THE TASK
Return, without pictures, the lines from the start of the data through the one that contains "const svgRef = useRef(null);".

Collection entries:
^^^^^^^^

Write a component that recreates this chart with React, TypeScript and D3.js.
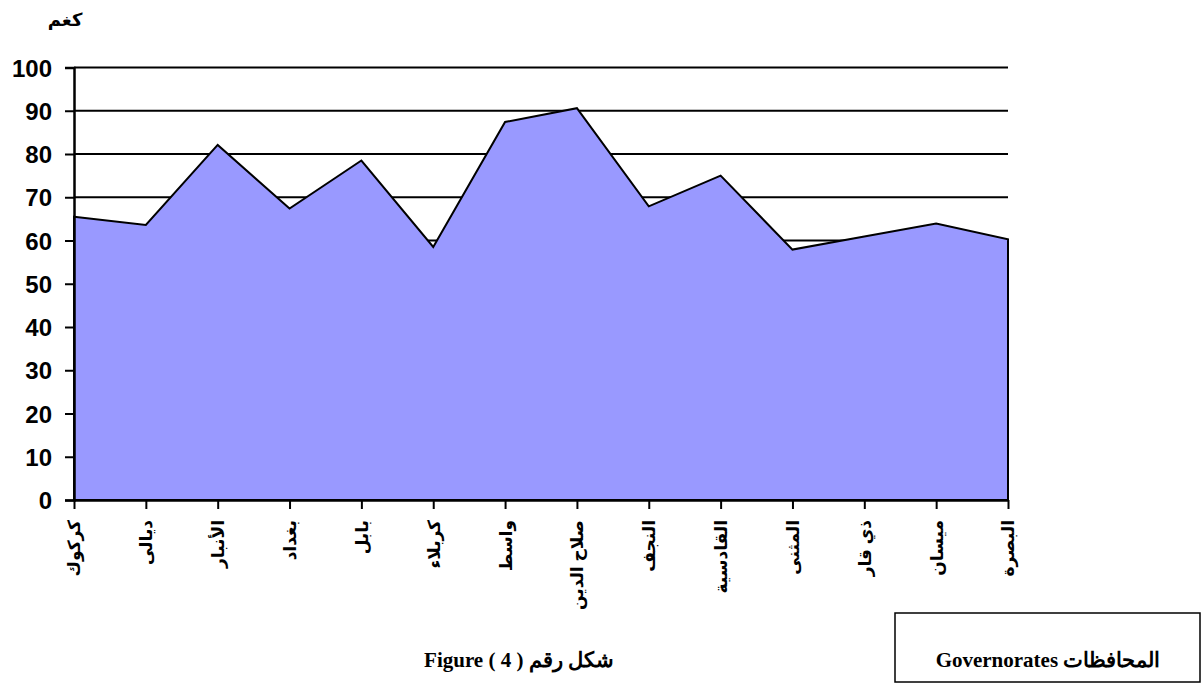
import { useRef, useEffect } from 'react';
import * as d3 from 'd3';

const governorates = [
  'كركوك',
  'ديالى',
  'الأنبار',
  'بغداد',
  'بابل',
  'كربلاء',
  'واسط',
  'صلاح الدين',
  'النجف',
  'القادسية',
  'المثنى',
  'ذي قار',
  'ميسان',
  'البصرة',
];
const values = [65.5, 63.6, 82.1, 67.4, 78.5, 58.5, 87.4, 90.6, 67.9, 75.0, 57.9, 60.9, 63.9, 60.3];
const yTicks = [0, 10, 20, 30, 40, 50, 60, 70, 80, 90, 100];

const unitLabel = 'كغم';
const captionLabel = 'شكل رقم ( 4 ) Figure';
const axisTitle = 'Governorates المحافظات';

export default function App() {
  const svgRef = useRef(null);

  useEffect(() => {
    const svg = d3.select(svgRef.current);
    svg.selectAll('*').remove();

    const left = 74;
    const right = 1008;
    const top = 67.5;
    const bottom = 500;
    const sans = "Arial, 'Liberation Sans', 'DejaVu Sans', sans-serif";
    const serif = "'Times New Roman', 'Liberation Serif', 'DejaVu Serif', serif";

    const x = d3.scalePoint().domain(governorates).range([left, right]);
    const y = d3.scaleLinear().domain([0, 100]).range([bottom, top]);

    // gridlines (behind the area)
    svg
      .append('g')
      .selectAll('line')
      .data(yTicks.filter((t) => t > 0))
      .enter()
      .append('line')
      .attr('x1', left)
      .attr('x2', right)
      .attr('y1', (d) => y(d))
      .attr('y2', (d) => y(d))
      .attr('stroke', 'black')
      .attr('stroke-width', 2);

    const area = d3
      .area()
      .x((d, i) => x(governorates[i]))
      .y0(y(0))
      .y1((d) => y(d));

    svg
      .append('path')
      .datum(values)
      .attr('d', area)
      .attr('fill', '#9999ff')
      .attr('stroke', 'black')
      .attr('stroke-width', 2)
      .attr('stroke-linejoin', 'miter');

    // y axis
    const yAxis = d3.axisLeft(y).tickValues(yTicks).tickSize(9).tickPadding(13);
    const yg = svg.append('g').attr('transform', `translate(${left},0)`).call(yAxis);
    yg.select('.domain').attr('stroke', 'black').attr('stroke-width', 2.5);
    yg.selectAll('.tick line').attr('stroke', 'black').attr('stroke-width', 2);
    yg.selectAll('.tick text')
      .attr('font-family', sans)
      .attr('font-weight', 'bold')
      .attr('font-size', 24)
      .attr('fill', 'black')
      .attr('dy', '0.36em');

    // x axis
    const xAxis = d3.axisBottom(x).tickSize(9).tickSizeOuter(0);
    const xg = svg.append('g').attr('transform', `translate(0,${bottom})`).call(xAxis);
    xg.select('.domain').attr('stroke', 'black').attr('stroke-width', 2.5);
    xg.selectAll('.tick line').attr('stroke', 'black').attr('stroke-width', 2);
    xg.selectAll('.tick text')
      .attr('font-family', sans)
      .attr('font-weight', 'bold')
      .attr('font-size', 17)
      .attr('fill', 'black')
      .attr('text-anchor', 'end')
      .attr('transform', 'rotate(-90)')
      .attr('x', -20)
      .attr('y', 0)
      .attr('dy', '0.35em');

    // unit label
    svg
      .append('text')
      .attr('x', 65)
      .attr('y', 26)
      .attr('text-anchor', 'middle')
      .attr('font-family', sans)
      .attr('font-weight', 'bold')
      .attr('font-size', 18)
      .text(unitLabel);

    // caption
    svg
      .append('text')
      .attr('x', 519)
      .attr('y', 667)
      .attr('text-anchor', 'middle')
      .attr('direction', 'rtl')
      .attr('font-family', serif)
      .attr('font-weight', 'bold')
      .attr('font-size', 21)
      .text(captionLabel);

    // axis title box
    svg
      .append('rect')
      .attr('x', 895)
      .attr('y', 613)
      .attr('width', 305)
      .attr('height', 69)
      .attr('fill', 'white')
      .attr('stroke', 'black')
      .attr('stroke-width', 1.5);

    svg
      .append('text')
      .attr('x', 1048)
      .attr('y', 667)
      .attr('text-anchor', 'middle')
      .attr('font-family', serif)
      .attr('font-weight', 'bold')
      .attr('font-size', 21)
      .text(axisTitle);
  }, []);

  return (
    <svg
      ref={svgRef}
      width={1203}
      height={685}
      style={{ position: 'absolute', left: 0, top: 0, background: 'white' }}
    />
  );
}
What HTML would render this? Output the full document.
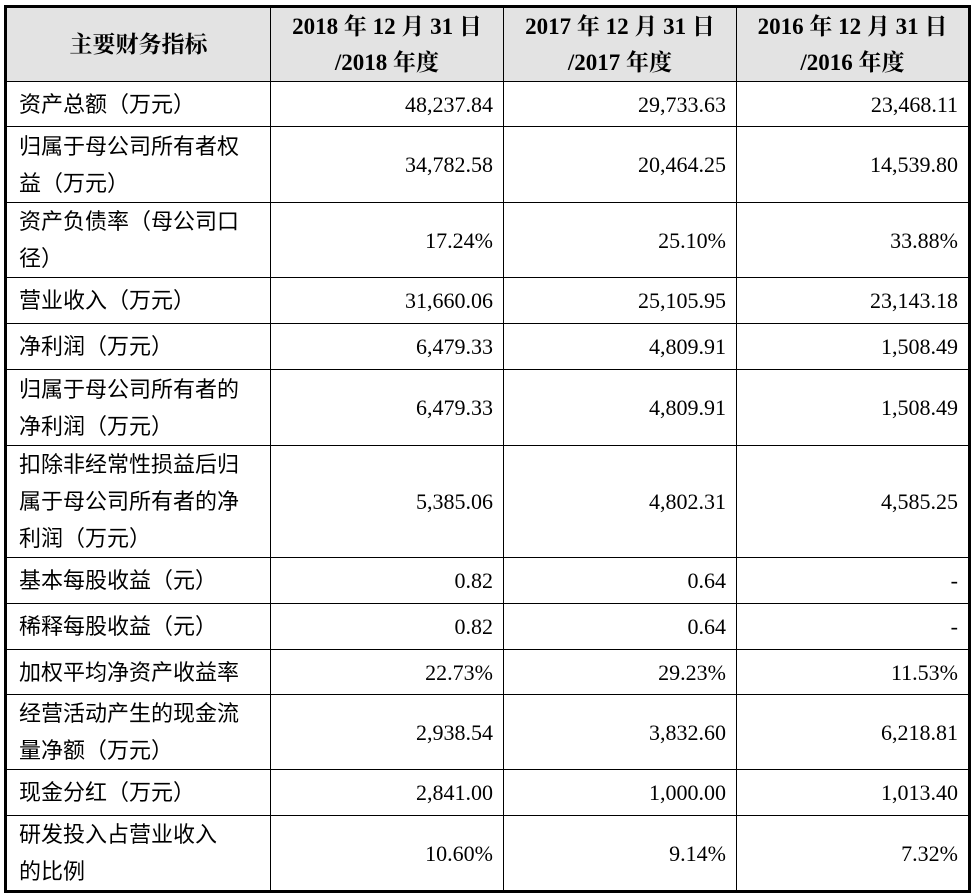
<!DOCTYPE html>
<html><head><meta charset="utf-8"><style>
body{margin:0;background:#fff;width:974px;height:896px;overflow:hidden}
table{position:absolute;left:4px;top:5px;border-collapse:collapse;border:3px solid #000;font-family:"Liberation Serif","Noto Serif CJK SC","Noto Sans CJK SC",serif;font-size:22px;color:#000}
td{border:1px solid #000;padding:0 10px 0 10px;line-height:37px;vertical-align:middle}
td.n{text-align:right;padding-right:10px}
td.l{padding-left:12px;font-family:"Liberation Serif","Noto Sans CJK SC",sans-serif}
tr.h td{background:#e3e3e3;font-weight:bold;text-align:center;line-height:36px;font-size:23px}
</style></head><body>
<table>
<colgroup><col style="width:265px"><col style="width:233px"><col style="width:233px"><col style="width:233px"></colgroup>
<tr class="h" style="height:75px"><td>主要财务指标</td><td>2018 年 12 月 31 日<br>/2018 年度</td><td>2017 年 12 月 31 日<br>/2017 年度</td><td>2016 年 12 月 31 日<br>/2016 年度</td></tr>
<tr style="height:45px"><td class="l">资产总额（万元）</td><td class="n">48,237.84</td><td class="n">29,733.63</td><td class="n">23,468.11</td></tr>
<tr style="height:76px"><td class="l">归属于母公司所有者权<br>益（万元）</td><td class="n">34,782.58</td><td class="n">20,464.25</td><td class="n">14,539.80</td></tr>
<tr style="height:75px"><td class="l">资产负债率（母公司口<br>径）</td><td class="n">17.24%</td><td class="n">25.10%</td><td class="n">33.88%</td></tr>
<tr style="height:46px"><td class="l">营业收入（万元）</td><td class="n">31,660.06</td><td class="n">25,105.95</td><td class="n">23,143.18</td></tr>
<tr style="height:46px"><td class="l">净利润（万元）</td><td class="n">6,479.33</td><td class="n">4,809.91</td><td class="n">1,508.49</td></tr>
<tr style="height:76px"><td class="l">归属于母公司所有者的<br>净利润（万元）</td><td class="n">6,479.33</td><td class="n">4,809.91</td><td class="n">1,508.49</td></tr>
<tr style="height:110px"><td class="l">扣除非经常性损益后归<br>属于母公司所有者的净<br>利润（万元）</td><td class="n">5,385.06</td><td class="n">4,802.31</td><td class="n">4,585.25</td></tr>
<tr style="height:46px"><td class="l">基本每股收益（元）</td><td class="n">0.82</td><td class="n">0.64</td><td class="n">-</td></tr>
<tr style="height:46px"><td class="l">稀释每股收益（元）</td><td class="n">0.82</td><td class="n">0.64</td><td class="n">-</td></tr>
<tr style="height:45px"><td class="l">加权平均净资产收益率</td><td class="n">22.73%</td><td class="n">29.23%</td><td class="n">11.53%</td></tr>
<tr style="height:74px"><td class="l">经营活动产生的现金流<br>量净额（万元）</td><td class="n">2,938.54</td><td class="n">3,832.60</td><td class="n">6,218.81</td></tr>
<tr style="height:46px"><td class="l">现金分红（万元）</td><td class="n">2,841.00</td><td class="n">1,000.00</td><td class="n">1,013.40</td></tr>
<tr style="height:75px"><td class="l">研发投入占营业收入<br>的比例</td><td class="n">10.60%</td><td class="n">9.14%</td><td class="n">7.32%</td></tr>
</table>
</body></html>
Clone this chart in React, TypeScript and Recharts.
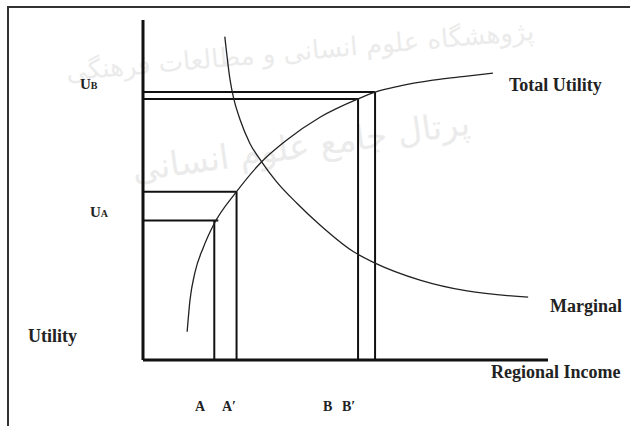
import React from 'react'
import { LineChart, Line, XAxis, YAxis, ReferenceLine } from 'recharts'

// total utility curve (income, utility)
const tuIncome = [10.9, 11.6, 12.8, 14.9, 17.4, 23.1, 29.3, 35.5, 43.7, 53.1, 57.3, 63.5, 71.6, 80.0, 86.4]
const tuUtility = [8.3, 17.6, 25.6, 33.1, 39.7, 49.5, 58.3, 64.7, 71.4, 76.8, 78.8, 80.6, 82.3, 83.5, 84.4]

// marginal utility curve
const muIncome = [20.2, 21.5, 22.3, 24.0, 26.4, 29.3, 33.0, 38.0, 43.7, 51.9, 57.3, 68.4, 80.0, 95.1]
const muUtility = [95.1, 82.4, 77.4, 70.6, 63.7, 58.3, 52.4, 46.1, 39.7, 31.9, 28.5, 23.5, 20.3, 18.5]

// income levels A, A', B, B' and matching utility levels
const incomeLevels = [17.6, 23.1, 53.1, 57.3]
const levelLineEnds = [18.6, 23.1, 53.1, 57.3]
const utilityLevels = [41.0, 49.5, 76.8, 78.8]
const incomeLabels = ['A', 'A\u2032', 'B', 'B\u2032']

const totalUtility = tuIncome.map((x, i) => ({ x, y: tuUtility[i] }))
const marginal = muIncome.map((x, i) => ({ x, y: muUtility[i] }))

const W = 630
const H = 426
const serif = '"Liberation Serif", "Times New Roman", serif'

export default function App() {
  return (
    <div style={{ position: 'fixed', left: 0, top: 0, width: W, height: H, background: '#fff' }}>
      {/* faint watermark of the scanned page */}
      <svg
        width={W}
        height={H}
        style={{ position: 'absolute', left: 0, top: 0, pointerEvents: 'none' }}
      >
        <g fill="#ebebeb" fontFamily='"DejaVu Sans", sans-serif'>
          <text x={300} y={60} fontSize={26} textAnchor="middle" transform="rotate(-5 300 50)">
            پژوهشگاه علوم انسانی و مطالعات فرهنگی
          </text>
          <text x={300} y={158} fontSize={34} textAnchor="middle" transform="rotate(-8 300 140)">
            پرتال جامع علوم انسانی
          </text>
        </g>
      </svg>

      <div style={{ position: 'absolute', left: 0, top: 0 }}>
        <LineChart
          width={W}
          height={H}
          margin={{ top: 20, right: 82, bottom: 66, left: 143 }}
        >
          <XAxis type="number" dataKey="x" domain={[0, 100]} hide />
          <YAxis type="number" dataKey="y" domain={[0, 100]} hide />

          {incomeLevels.map((x, i) => (
            <ReferenceLine
              key={`v-${i}`}
              segment={[{ x, y: 0 }, { x, y: utilityLevels[i] }]}
              stroke="#111"
              strokeWidth={2}
            />
          ))}
          {levelLineEnds.map((x, i) => (
            <ReferenceLine
              key={`h-${i}`}
              segment={[{ x: 0, y: utilityLevels[i] }, { x, y: utilityLevels[i] }]}
              stroke="#111"
              strokeWidth={2}
            />
          ))}

          {/* axes */}
          <ReferenceLine segment={[{ x: 0, y: 0 }, { x: 0, y: 100 }]} stroke="#111" strokeWidth={3} />
          <ReferenceLine segment={[{ x: 0, y: 0 }, { x: 100, y: 0 }]} stroke="#111" strokeWidth={3} />

          <Line
            data={totalUtility}
            dataKey="y"
            type="monotone"
            stroke="#222"
            strokeWidth={1.3}
            dot={false}
            isAnimationActive={false}
          />
          <Line
            data={marginal}
            dataKey="y"
            type="monotone"
            stroke="#222"
            strokeWidth={1.3}
            dot={false}
            isAnimationActive={false}
          />
        </LineChart>
      </div>

      <svg
        width={W}
        height={H}
        style={{ position: 'absolute', left: 0, top: 0, pointerEvents: 'none' }}
      >
        {/* frame */}
        <line x1={7} y1={7} x2={W} y2={7} stroke="#333" strokeWidth={2} />
        <line x1={8} y1={6} x2={8} y2={H} stroke="#333" strokeWidth={2} />

        <g fontFamily={serif} fontWeight="bold" fill="#222">
          <text x={80} y={89} fontSize={15}>
            U<tspan fontSize={10}>B</tspan>
          </text>
          <text x={90} y={217} fontSize={15}>
            U<tspan fontSize={10}>A</tspan>
          </text>
          <text x={28} y={342} fontSize={18}>Utility</text>
          <text x={509} y={91} fontSize={18}>Total Utility</text>
          <text x={550} y={312} fontSize={18}>Marginal</text>
          <text x={491} y={378} fontSize={18}>Regional Income</text>
          <text x={195} y={411} fontSize={14}>{incomeLabels[0]}</text>
          <text x={222} y={411} fontSize={14}>{incomeLabels[1]}</text>
          <text x={323} y={411} fontSize={14}>{incomeLabels[2]}</text>
          <text x={342} y={411} fontSize={14}>{incomeLabels[3]}</text>
        </g>
      </svg>
    </div>
  )
}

^^^^^^^^

WRITTEN RESPONSE
Write a component that recreates this chart with React, TypeScript and D3.js.
import { useRef, useEffect } from 'react';
import * as d3 from 'd3';

const governorates = [
  'كركوك',
  'ديالى',
  'الأنبار',
  'بغداد',
  'بابل',
  'كربلاء',
  'واسط',
  'صلاح الدين',
  'النجف',
  'القادسية',
  'المثنى',
  'ذي قار',
  'ميسان',
  'البصرة',
];
const values = [65.5, 63.6, 82.1, 67.4, 78.5, 58.5, 87.4, 90.6, 67.9, 75.0, 57.9, 60.9, 63.9, 60.3];
const yTicks = [0, 10, 20, 30, 40, 50, 60, 70, 80, 90, 100];

const unitLabel = 'كغم';
const captionLabel = 'شكل رقم ( 4 ) Figure';
const axisTitle = 'Governorates المحافظات';

export default function App() {
  const svgRef = useRef(null);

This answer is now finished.